Le film du producteur réalisateur burkinabè, Sékou Traoré, et de l’auteur comédien et scénariste espagnol Luis Marquès, L’Œil du Cyclone, porte à son paroxysme le drame qui entoure l’amer constat du poète anglais William Wordsworth, selon lequel l’enfant est le père de l’homme. Le constat de ce grand poète observateur, qui fait de la mémoire la sève nourricière de la poésie, sera un prélude à la grande réflexion freudienne qui bouleversera le monde, pour le moins, en ce qui concerne la compréhension des mobiles de toute action humaine.

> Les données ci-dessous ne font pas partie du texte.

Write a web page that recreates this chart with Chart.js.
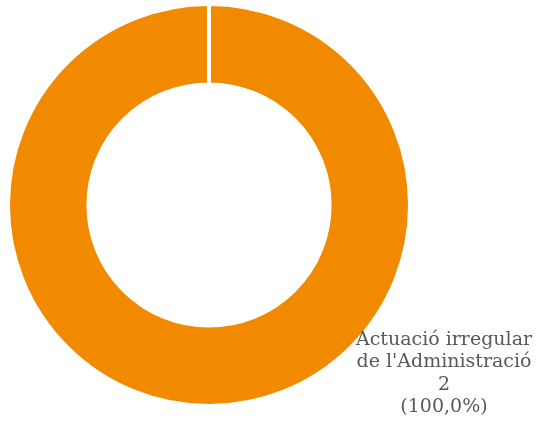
<!DOCTYPE html>
<html><head><meta charset="utf-8">
<script src="https://cdn.jsdelivr.net/npm/chart.js@4.4.0/dist/chart.umd.min.js"></script>
<style>html,body{margin:0;padding:0;background:#fff;}#wrap{width:536px;height:425px;}</style>
</head><body><div id="wrap"><canvas id="c"></canvas></div>
<script>
const categories = ["Actuació irregular de l'Administració"];
const labelLines = [["Actuació irregular", "de l'Administració"]];
const values = [2];
const colors = ["#F28A00"];

const labelPlugin = {
  id: 'sliceLabel',
  afterDraw(chart) {
    const ctx = chart.ctx;
    const data = chart.data.datasets[0].data;
    const total = data.reduce((a, b) => a + b, 0);
    ctx.save();
    ctx.font = '19px "DejaVu Serif", serif';
    ctx.fillStyle = '#595959';
    ctx.textAlign = 'center';
    ctx.textBaseline = 'middle';
    data.forEach((v, i) => {
      const pct = (v / total * 100).toFixed(1).replace('.', ',');
      const lines = labelLines[i].concat([String(v), '(' + pct + '%)']);
      const x = chart.chartArea.right + 32;
      let y = chart.chartArea.bottom - 68;
      lines.forEach(l => { ctx.fillText(l, x, y); y += 22.5; });
    });
    ctx.restore();
  }
};

new Chart(document.getElementById('c'), {
  type: 'doughnut',
  data: { labels: categories, datasets: [{ data: values, backgroundColor: colors, borderColor: '#ffffff', borderWidth: 4 }] },
  options: {
    responsive: true, maintainAspectRatio: false, animation: false,
    cutout: '60%',
    layout: { padding: { left: 6, right: 124, top: 2, bottom: 17 } },
    plugins: { legend: { display: false }, tooltip: { enabled: false } }
  },
  plugins: [labelPlugin]
});
</script></body></html>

Le film de Sékou Traoré s’inscrit dans ce sillage de l’exploration des causes profondes qui gouvernent nos attitudes. Les faits sont irréfutables, Hitler Mussolini, incarné par le célèbre comédien ivoirien Assandé Fargas, a commis un massacre exécrable de populations civiles. Il doit être jugé, et l’issue du procès semble être déjà connue. Nous sommes,tout de même, en République ! Il lui faut un avocat ; c’est la loi. Le dossier échoit dans les mains de l’avocate Tou Héma, dont le rôle est interprété par la comédienne sénégalaise Maïmouna N’diaye. Emballée par ses propres convictions et encouragée par un jeune agent de liaison qui aurait pu être également avocat, n’eût été le fait qu’il est fils de pauvre, Tou décide de s’assumer contre la volonté de ses parents.
Au fil du déroulement du récit, la proximité de la caméra qui donne à lire l’émotion sur les visages des personnages indique le caractère brûlant du dossier, tout comme les plans à l’intérieur de la prison civile, l’exiguïté des espaces, la menace policière et la rage des détenus, traduisent la vérité des conditions d’incarcération dans la plupart des prisons africaines.
Là où la torture à échouer, la pédagogie de l’avocate qui consiste à voir l’humain dans le criminel a réussi. L’avocate Tou parvient à faire parler le dangereux prisonnier et à obtenir de lui des informations précieuses en vue de la défense. Enrôlé de force dans l’armée de libération nationale à l’âge de huit ans, témoin oculaire de l’assassinat de ses parents géniteurs, l’enfant soldat devenu Hitler Mussolini avait-il d’autres choix ? S’il est indéniable qu’il est le bras qui a tué, qui est le cerveau qui a ordonné ? Derrière cette marionnette d’Hitler se cache une affaire d’Etat où des hommes d’affaires, y compris le père même de l’avocate Tou, sont impliqués.
Comme au théâtre, les deux célèbres comédiens Maïmouna et Fargas, qui avaient déjà joué ces rôles sur le plancher, font, là encore, un coup de théâtre qui problématise l’Etre de l’enfant soldat. Un enfant soldat peut-il réellement guérir de son traumatisme ? Hélas ! C’est au moment où l’on croyait Hitler Mussolini revenu à la vie normale, que la bête qui sommeillait en lui, se réveilla et étrangla son défenseur, l’avocate Tou, au cours d’une danse de Salsa imaginaire.
Est-ce à dire que l’enfance de cet homme scellera-t-elle définitivement son existence ? Sera-t-il à vie le fils de son enfance qui est son père ? Peut-être que non, si l’on avait suivi la mise en garde du travailleur de la Force internationale, le chauffeur qui a embarqué Hitler Mussolini du champ de bataille au camp militaire. De tels hommes, a-t-il prévenu, ont besoin d’un long suivi psychologique.
Assurément avec ce film, le cinéma burkinabè fait un grand pas en avant. Comme Ezra de Newton Aduaka, l’œil du cyclone participe des grands films qui fonctionnalisent avec beaucoup d’inspiration artistique les réalités actuelles du continent. Comédiens de théâtre, Maïmouna et Fargas ont su apporter à l’art cinématographique, la présence du corps à travers une mise en scène qui confère à L’œil du Cyclone une chaleur authentiquement africaine.